The goal of this exercise if to create a simple rule script for segmenting documents by their headlines. The resulting annotation named "Section" should contain two features "headline" and "content". The "headline" feature should contain an annotation of the type "Headline", which specifies the headline of the section. The "content" feature should contains an annotation of the type "Content", which specifies the content of the section. The offsets of the "Section" annotation should cover the headline as well as the content.

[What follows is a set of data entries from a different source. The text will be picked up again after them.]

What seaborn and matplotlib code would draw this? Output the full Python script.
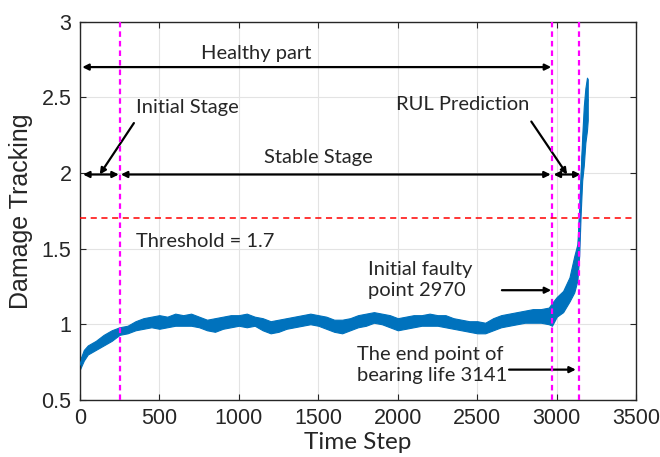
import numpy as np
import pandas as pd
import matplotlib
matplotlib.use("Agg")
import matplotlib.pyplot as plt
import seaborn as sns

# ---- data (envelope of the noisy damage-tracking band) ----
steps = [0, 25, 50, 100, 150, 200, 250, 300, 350, 400, 450, 500, 550, 600, 650, 700,
         750, 800, 850, 900, 950, 1000, 1050, 1100, 1150, 1200, 1250, 1300, 1350, 1400,
         1450, 1500, 1550, 1600, 1650, 1700, 1750, 1800, 1850, 1900, 1950, 2000, 2050,
         2100, 2150, 2200, 2250, 2300, 2350, 2400, 2450, 2500, 2550, 2600, 2650, 2700,
         2750, 2800, 2850, 2900, 2950, 2970, 3000, 3040, 3080, 3110, 3130, 3141, 3150,
         3160, 3170, 3180, 3190, 3195]
track_low = [0.70, 0.76, 0.80, 0.83, 0.86, 0.89, 0.93, 0.94, 0.96, 0.97, 0.98, 0.97,
             0.98, 0.99, 0.99, 0.99, 0.98, 0.96, 0.95, 0.97, 0.98, 0.99, 0.98, 0.99,
             0.96, 0.94, 0.95, 0.97, 0.98, 0.99, 1.00, 0.99, 0.97, 0.95, 0.94, 0.96,
             0.98, 0.99, 1.01, 1.00, 0.98, 0.96, 0.97, 0.98, 0.99, 0.99, 0.99, 0.98,
             0.97, 0.96, 0.95, 0.94, 0.94, 0.96, 0.98, 0.99, 1.00, 1.01, 1.01, 1.01,
             1.00, 0.99, 1.05, 1.08, 1.15, 1.21, 1.29, 1.45, 1.72, 1.95, 2.05, 2.20,
             2.28, 2.35]
track_high = [0.76, 0.83, 0.86, 0.89, 0.93, 0.96, 0.98, 0.99, 1.02, 1.04, 1.05, 1.06,
              1.05, 1.07, 1.06, 1.07, 1.05, 1.03, 1.04, 1.05, 1.06, 1.06, 1.07, 1.05,
              1.04, 1.02, 1.03, 1.04, 1.05, 1.06, 1.07, 1.06, 1.05, 1.03, 1.03, 1.04,
              1.06, 1.07, 1.08, 1.07, 1.06, 1.04, 1.05, 1.06, 1.06, 1.07, 1.06, 1.06,
              1.04, 1.03, 1.02, 1.02, 1.01, 1.04, 1.06, 1.07, 1.08, 1.09, 1.10, 1.10,
              1.11, 1.14, 1.18, 1.22, 1.31, 1.45, 1.53, 1.76, 1.98, 2.24, 2.44, 2.56,
              2.63, 2.62]

stage_lines = [250, 2970, 3141]
threshold = 1.7
x_ticks = [0, 500, 1000, 1500, 2000, 2500, 3000, 3500]
y_ticks = [0.5, 1, 1.5, 2, 2.5, 3]
y_tick_labels = ["0.5", "1", "1.5", "2", "2.5", "3"]

df = pd.DataFrame({
    "step": steps + steps,
    "value": track_low + track_high,
})

sns.set_theme(style="white")
plt.rcParams["font.family"] = ["Lato", "DejaVu Sans"]

fig = plt.figure(figsize=(6.6, 4.57), dpi=100)
ax = fig.add_axes([0.121, 0.125, 0.843, 0.8275])

blue = "#0072BD"
sns.lineplot(data=df, x="step", y="value", estimator="mean", errorbar=("pi", 100),
             color=blue, linewidth=1.2, err_kws={"alpha": 1, "linewidth": 0.8,
                                                 "edgecolor": blue}, ax=ax, zorder=3)

for s in stage_lines:
    ax.axvline(s, color="#ff00ff", linestyle=(0, (2.5, 1.8)), linewidth=1.6, zorder=4)
ax.axhline(threshold, color="red", linestyle=(0, (4, 3)), linewidth=1.1, zorder=4)

ax.set_xlim(0, 3500)
ax.set_ylim(0.5, 3)
ax.set_xticks(x_ticks)
ax.set_yticks(y_ticks)
ax.set_xticklabels([str(t) for t in x_ticks])
ax.set_yticklabels(y_tick_labels)
ax.grid(True, color="#e3e3e3", linewidth=0.8)
ax.set_axisbelow(True)
ax.tick_params(direction="in", length=4, width=0.8, top=True, right=True,
               bottom=True, left=True, colors="#262626", labelsize=15.5, pad=6)
for lab in ax.get_xticklabels() + ax.get_yticklabels():
    lab.set_family(["Liberation Sans", "DejaVu Sans"])
    lab.set_color("#262626")
for sp in ax.spines.values():
    sp.set_visible(True)
    sp.set_color("#262626")
    sp.set_linewidth(1.0)

ax.set_xlabel("Time Step", fontsize=17.5, color="#262626", labelpad=2)
ax.set_ylabel("Damage Tracking", fontsize=18, color="#262626", labelpad=6,
              family=["Liberation Sans", "DejaVu Sans"])

tfs = 14.5
dbl = dict(arrowstyle="<|-|>", color="black", lw=1.6, mutation_scale=9,
           shrinkA=0, shrinkB=0)
one = dict(arrowstyle="-|>", color="black", lw=1.6, mutation_scale=9,
           shrinkA=0, shrinkB=0)

# Healthy part
ax.annotate("", xy=(15, 2.7), xytext=(2965, 2.7), arrowprops=dbl)
ax.text(1110, 2.79, "Healthy part", fontsize=tfs, ha="center", va="center")
# Initial stage
ax.annotate("", xy=(20, 1.99), xytext=(245, 1.99), arrowprops=dbl)
ax.annotate("", xy=(125, 1.99), xytext=(340, 2.33), arrowprops=one)
ax.text(355, 2.43, "Initial Stage", fontsize=tfs, ha="left", va="center")
# Stable stage
ax.annotate("", xy=(258, 1.99), xytext=(2962, 1.99), arrowprops=dbl)
ax.text(1500, 2.1, "Stable Stage", fontsize=tfs, ha="center", va="center")
# RUL prediction
ax.annotate("", xy=(2980, 1.99), xytext=(3150, 1.99), arrowprops=dbl)
ax.annotate("", xy=(3065, 1.99), xytext=(2840, 2.34), arrowprops=one)
ax.text(2410, 2.45, "RUL Prediction", fontsize=tfs, ha="center", va="center")
# Threshold
ax.text(355, 1.545, "Threshold = 1.7", fontsize=tfs, ha="left", va="center")
# Initial faulty point
ax.text(1815, 1.29, "Initial faulty\npoint 2970", fontsize=tfs, ha="left",
        va="center", linespacing=1.3)
ax.annotate("", xy=(2965, 1.225), xytext=(2655, 1.225), arrowprops=one)
# End point
ax.text(1745, 0.73, "The end point of\nbearing life 3141", fontsize=tfs, ha="left",
        va="center", linespacing=1.3)
ax.annotate("", xy=(3120, 0.70), xytext=(2700, 0.70), arrowprops=one)

fig.savefig("out.png", dpi=100)
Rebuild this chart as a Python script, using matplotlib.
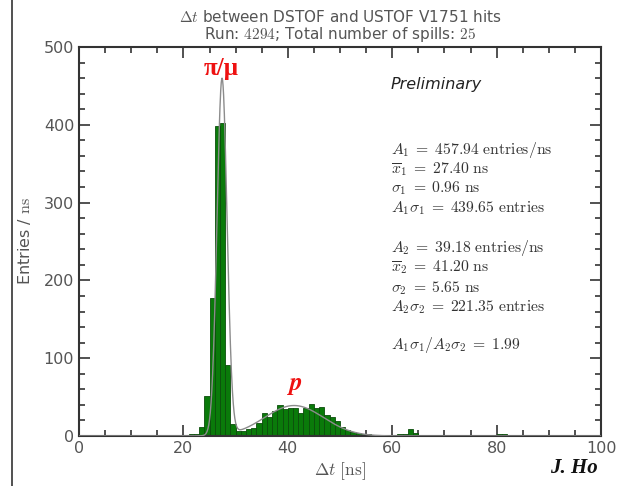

We declare the required types and specify rules that process all input documents of the project as correct as possible. Subsections, listings, tables, figure, header and footers are not considered.

In [None]:
%inputDir input_sectioning
%displayMode CSV
%csvConfig DocumentAnnotation

ENGINE org.apache.uima.ruta.engine.PlainTextAnnotator;
TYPESYSTEM org.apache.uima.ruta.engine.PlainTextTypeSystem;

EXEC(PlainTextAnnotator, {Line, EmptyLine});
DECLARE FreeLine, LineFree;
RETAINTYPE(WS);
EmptyLine Line{-> FreeLine};
Line{-> LineFree} BREAK[1,2] @EmptyLine;
Line{-> TRIM(WS)};
FreeLine{-> TRIM(WS)};
LineFree{-> TRIM(WS)};
RETAINTYPE;

DECLARE Headline, Content, HeadlineCandidate;
DECLARE Section (Headline headline, Content content);

FOREACH(line) Line {} {
    line{STARTSWITH(CAP), ENDSWITH(CAP) -> HeadlineCandidate};
    line{->HeadlineCandidate}<-{NUM{STARTSWITH(Line)} W+;};
}

DECLARE OverallFirst;
MARKFIRST(OverallFirst);

HeadlineCandidate{CONTAINS(SPECIAL,2,100) -> UNMARK(HeadlineCandidate)};
HeadlineCandidate{CONTAINS(NUM,2,100) -> UNMARK(HeadlineCandidate)};
HeadlineCandidate{ENDSWITH(PM), -ENDSWITH(COLON) -> UNMARK(HeadlineCandidate)};

BLOCK(eachLine) HeadlineCandidate {} {
    Document{-PARTOF(Headline), CONTAINS(CAP,100,100,true)-> Headline};
    Document{IS(FreeLine), IS(LineFree) -> Headline};
    Document{STARTSWITH(OverallFirst), IS(LineFree) -> Headline};
}

BOOLEAN hlNum;

BLOCK(failedYet) Document{-CONTAINS(Headline)} {
    HeadlineCandidate{REGEXP("\\d\\s*Introduction") -> hlNum = true};
    BLOCK(failedYet) Document{hlNum} {
        HeadlineCandidate{-STARTSWITH(NUM) -> UNMARK(HeadlineCandidate)};
        HeadlineCandidate{-> Headline};
    }
}


(Headline #{-> Content})
    {-> CREATE(Section,
        "headline" = Headline, 
        "content" = Content)} Headline;

(Headline{-PARTOF(Section)} #{-> Content})
    {-> CREATE(Section,
        "headline" = Headline, 
        "content" = Content)};

COLOR(Headline, "lightgreen");